Christmas: Remember those thrown into poverty

As we celebrate Christmas today, it is time for reflection on the year that is about to end. This year, however, we celebrate Christmas against the backdrop of the 2019 Budget that was just passed by the Government using its one-seat majority in Parliament and, shortly thereafter, the collapse of Government with the no-confidence motion filed by Guyana’s Opposition Peoples Progressive Party Civic (PPP/C) being successful. Despite the looming of fresh elections in the first quarter of 2019, this has not dampened the spirits of Guyanese, as had been anticipated by many.
Today is Christmas – the birthday of Jesus Christ in Bethlehem over two millennia ago. The narrative of his birth is very important for us today, and not only because the religion founded in his name is easily the largest and most widespread among the seven billion or so humans on planet Earth today, but for the message encapsulated in his life.
Born in a manger among the domesticated animals kept there, the baby Jesus was of humble stock, since his nominal father, Joseph, was a carpenter. Joseph was made the Patron Saint of Workers by the Catholic and even some protestant denominations, while Jesus ministered mostly to the poor during his sojourn on earth. In the Bible it is written: “When he (Jesus) came to Nazareth, where he had been brought up, he went to the synagogue on the sabbath day, as was his custom. He stood up to read, and the scroll of the prophet Isaiah was given to him. He unrolled the scroll and found the place where it was written: ‘The Spirit of the Lord is upon me, because he has anointed me to bring good news to the poor.”
In a world of increasing inequality, Jesus’s message is very apropos on this day. Even though named after him, many will be hosting sumptuous feasts even as thousands of our brothers and sisters in the sugar belt wonder where the next meal will come from.
This newspaper carried a story in which a 25-year-old mother of four was quoted as saying, “Sometimes my children wake up in the night hungry and all I can do is cry. Right now, I need a lot of help. I am punishing a lot, because it isn’t easy to raise four children without a job”. She and her 35-year-old husband were former workers at the Skeldon sugar estate, which has been closed.
No mother or father can bear the cries of hunger from their children. Those cries are daggers to the heart, which worsens when there is no means to offer them a morsel. Her heart-shattering story is just a microcosm of the harsh and cruel reality hundreds of sugar workers are now forced to endure following the closure of some estates over the past two years. That reality may not have fully resonated or been understood by others, and maybe by those who made the decision to shut the estates. It’s similar for others like her and for the fathers who become emasculated in such circumstances. That reality has telling effects on the mental state of those affected. Enduring that daily exacerbates that very troubling mindset and the seeming hopeless situation.
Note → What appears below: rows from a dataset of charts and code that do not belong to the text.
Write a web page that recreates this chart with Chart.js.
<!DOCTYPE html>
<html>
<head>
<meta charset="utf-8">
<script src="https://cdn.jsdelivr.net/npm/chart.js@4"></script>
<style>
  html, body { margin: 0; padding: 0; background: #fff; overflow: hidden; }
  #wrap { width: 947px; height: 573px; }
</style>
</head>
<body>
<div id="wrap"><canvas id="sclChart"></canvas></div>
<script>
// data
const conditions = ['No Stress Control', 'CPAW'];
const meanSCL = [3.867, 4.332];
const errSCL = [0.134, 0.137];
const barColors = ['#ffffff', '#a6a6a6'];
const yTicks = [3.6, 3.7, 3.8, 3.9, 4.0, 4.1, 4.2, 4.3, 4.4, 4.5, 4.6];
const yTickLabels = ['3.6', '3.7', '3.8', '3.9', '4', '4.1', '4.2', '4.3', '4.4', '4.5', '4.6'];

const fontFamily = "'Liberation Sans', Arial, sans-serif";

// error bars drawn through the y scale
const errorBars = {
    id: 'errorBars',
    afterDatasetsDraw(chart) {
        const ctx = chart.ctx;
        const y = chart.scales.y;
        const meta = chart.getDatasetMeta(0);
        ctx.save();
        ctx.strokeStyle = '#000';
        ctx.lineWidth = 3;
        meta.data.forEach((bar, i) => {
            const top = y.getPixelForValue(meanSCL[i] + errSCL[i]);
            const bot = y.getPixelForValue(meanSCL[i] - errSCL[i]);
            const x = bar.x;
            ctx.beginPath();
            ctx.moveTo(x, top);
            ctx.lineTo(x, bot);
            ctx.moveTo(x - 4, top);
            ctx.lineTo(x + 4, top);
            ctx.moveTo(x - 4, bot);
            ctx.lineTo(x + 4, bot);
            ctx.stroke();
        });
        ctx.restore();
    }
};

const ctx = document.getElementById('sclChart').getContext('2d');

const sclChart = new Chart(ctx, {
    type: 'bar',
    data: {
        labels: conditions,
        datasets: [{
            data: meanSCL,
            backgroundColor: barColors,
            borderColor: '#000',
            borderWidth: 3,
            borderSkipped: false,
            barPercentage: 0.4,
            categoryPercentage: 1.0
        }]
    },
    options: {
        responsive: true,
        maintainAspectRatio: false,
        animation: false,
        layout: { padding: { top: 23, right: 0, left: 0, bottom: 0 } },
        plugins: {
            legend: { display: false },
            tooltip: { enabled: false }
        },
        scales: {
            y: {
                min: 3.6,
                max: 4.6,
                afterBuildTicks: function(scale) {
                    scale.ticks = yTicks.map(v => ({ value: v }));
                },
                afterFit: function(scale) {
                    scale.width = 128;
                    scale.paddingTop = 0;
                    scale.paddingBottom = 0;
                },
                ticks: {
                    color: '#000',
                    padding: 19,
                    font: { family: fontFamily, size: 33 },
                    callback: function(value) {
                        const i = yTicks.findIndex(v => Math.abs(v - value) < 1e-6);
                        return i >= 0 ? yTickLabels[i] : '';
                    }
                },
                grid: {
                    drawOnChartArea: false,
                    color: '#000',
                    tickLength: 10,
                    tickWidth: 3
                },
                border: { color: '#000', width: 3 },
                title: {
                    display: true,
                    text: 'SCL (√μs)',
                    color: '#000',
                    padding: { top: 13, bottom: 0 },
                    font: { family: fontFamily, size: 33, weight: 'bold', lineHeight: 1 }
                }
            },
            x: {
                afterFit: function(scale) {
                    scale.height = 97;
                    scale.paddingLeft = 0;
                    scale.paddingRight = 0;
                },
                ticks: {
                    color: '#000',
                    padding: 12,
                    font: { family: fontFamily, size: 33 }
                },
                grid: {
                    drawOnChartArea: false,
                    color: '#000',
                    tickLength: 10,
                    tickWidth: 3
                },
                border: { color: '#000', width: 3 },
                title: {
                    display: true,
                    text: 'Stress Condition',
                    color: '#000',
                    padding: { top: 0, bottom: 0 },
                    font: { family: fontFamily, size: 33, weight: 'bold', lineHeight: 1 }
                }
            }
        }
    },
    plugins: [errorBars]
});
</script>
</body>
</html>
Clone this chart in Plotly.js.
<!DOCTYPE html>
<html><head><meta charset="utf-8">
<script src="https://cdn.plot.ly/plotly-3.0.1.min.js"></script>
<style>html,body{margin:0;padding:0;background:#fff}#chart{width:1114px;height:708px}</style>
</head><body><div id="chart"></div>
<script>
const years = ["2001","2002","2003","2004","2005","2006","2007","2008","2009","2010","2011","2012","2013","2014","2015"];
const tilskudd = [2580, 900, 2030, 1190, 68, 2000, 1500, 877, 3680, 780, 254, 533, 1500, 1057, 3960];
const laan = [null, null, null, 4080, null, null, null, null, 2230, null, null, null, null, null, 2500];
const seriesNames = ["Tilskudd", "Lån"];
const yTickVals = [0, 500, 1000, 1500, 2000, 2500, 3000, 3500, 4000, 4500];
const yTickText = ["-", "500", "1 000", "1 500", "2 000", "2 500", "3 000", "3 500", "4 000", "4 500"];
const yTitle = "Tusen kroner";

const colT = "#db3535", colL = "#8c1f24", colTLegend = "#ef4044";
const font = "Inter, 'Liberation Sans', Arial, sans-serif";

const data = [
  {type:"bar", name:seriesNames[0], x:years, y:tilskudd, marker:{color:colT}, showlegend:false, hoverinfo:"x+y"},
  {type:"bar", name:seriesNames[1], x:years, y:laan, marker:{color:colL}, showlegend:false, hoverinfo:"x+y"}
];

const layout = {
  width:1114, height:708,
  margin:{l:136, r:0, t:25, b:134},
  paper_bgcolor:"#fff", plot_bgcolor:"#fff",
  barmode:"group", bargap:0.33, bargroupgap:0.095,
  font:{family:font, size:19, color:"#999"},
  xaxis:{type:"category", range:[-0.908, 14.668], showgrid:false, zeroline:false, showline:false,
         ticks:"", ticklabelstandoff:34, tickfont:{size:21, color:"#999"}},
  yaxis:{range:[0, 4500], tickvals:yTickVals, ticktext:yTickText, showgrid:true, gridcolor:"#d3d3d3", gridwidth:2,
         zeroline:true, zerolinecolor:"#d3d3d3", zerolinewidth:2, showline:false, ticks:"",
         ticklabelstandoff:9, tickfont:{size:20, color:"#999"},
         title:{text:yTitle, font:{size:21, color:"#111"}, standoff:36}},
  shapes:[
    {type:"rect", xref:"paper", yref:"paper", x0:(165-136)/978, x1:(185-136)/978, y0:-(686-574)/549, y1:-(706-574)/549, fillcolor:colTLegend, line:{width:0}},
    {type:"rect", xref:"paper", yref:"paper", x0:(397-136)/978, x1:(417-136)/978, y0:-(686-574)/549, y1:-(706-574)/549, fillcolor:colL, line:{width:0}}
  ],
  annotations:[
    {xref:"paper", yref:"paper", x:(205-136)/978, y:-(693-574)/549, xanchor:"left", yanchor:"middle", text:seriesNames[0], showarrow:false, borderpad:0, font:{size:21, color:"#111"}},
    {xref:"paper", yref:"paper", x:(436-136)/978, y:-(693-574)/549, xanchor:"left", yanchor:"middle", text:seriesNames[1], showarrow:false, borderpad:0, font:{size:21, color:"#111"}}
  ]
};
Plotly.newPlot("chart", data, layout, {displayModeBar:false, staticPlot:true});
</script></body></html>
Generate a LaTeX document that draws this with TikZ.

The people across the entire sugar belt face more than a bleak future, as they many have been unemployed for as much as two years. Even before the decision was taken, families pleaded for it not to be implemented over fear of the devastating impact it would have on their lives and on thousands more who are indirectly affected.
Today, as we celebrate Christmas, let us remember and help those who are poor and those who were plunged into poverty because of unemployment.